Florida's attorney general, Bill McCollum, said in an interview that "we know there are problems of great significance" at LPS. He added that one of the most important questions being asked is, "Does this involve the CEO" of a major bank?

"It's way too early to tell whether the bigger financial institution had officers committing criminal fraud," McCollum said. "It may be something that shows up, but it's too early to say right now."

LPS is fighting back against what it calls "misrepresentations" about the scope of its problems. It recently hired as consultants Tony Fratto, who was a spokesman for the George W. Bush administration, and Taylor Griffith, a former Treasury Department spokesman.

LPS spokeswoman Michelle Kersch on Monday said the company "is committed to providing authorities with any information that they need to better understand our business and the industry." She declined to comment further.
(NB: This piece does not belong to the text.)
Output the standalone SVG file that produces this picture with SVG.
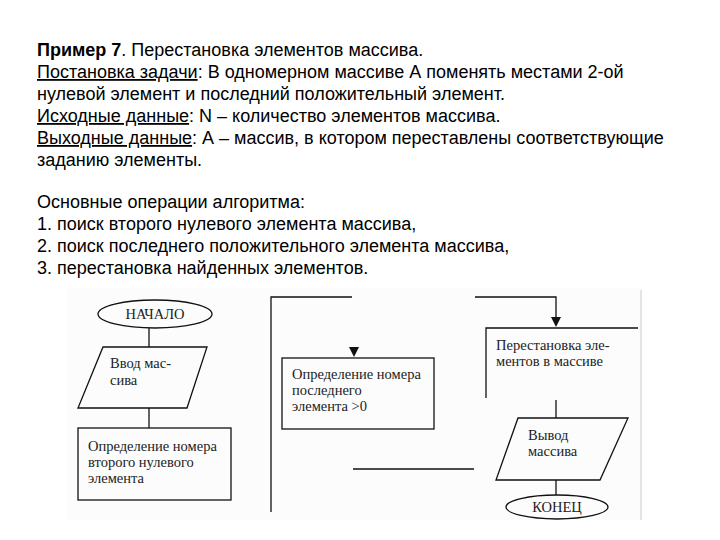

Formerly a branch of Fidelity National Financial - the nation's largest title insurer - LPS was spun off in 2008. It's still housed in the same complex as the title company, in one of two twin 12-story buildings with expansive views of the Jacksonville waterfront. With 8,900 employees, it is one of the city's largest employers.

Some homeowners contesting foreclosures have alleged that the firm's employees forged signatures on paperwork that proves ownership of a loan. In other cases, the employees listed "Bogus Assignee" as the mortgage holder and "Bad Bene" as the borrower.

After The Washington Post reported in late September on several instances in which a single person's signature on some foreclosure documents appeared to be scripted by different people, LPS admitted that a subsidiary called Docx in Alpharetta, Ga., improperly prepared some documents used for foreclosures. Company officials said that the paperwork problems were limited to filings made in 2008 and 2009 and that the division has since been shut down.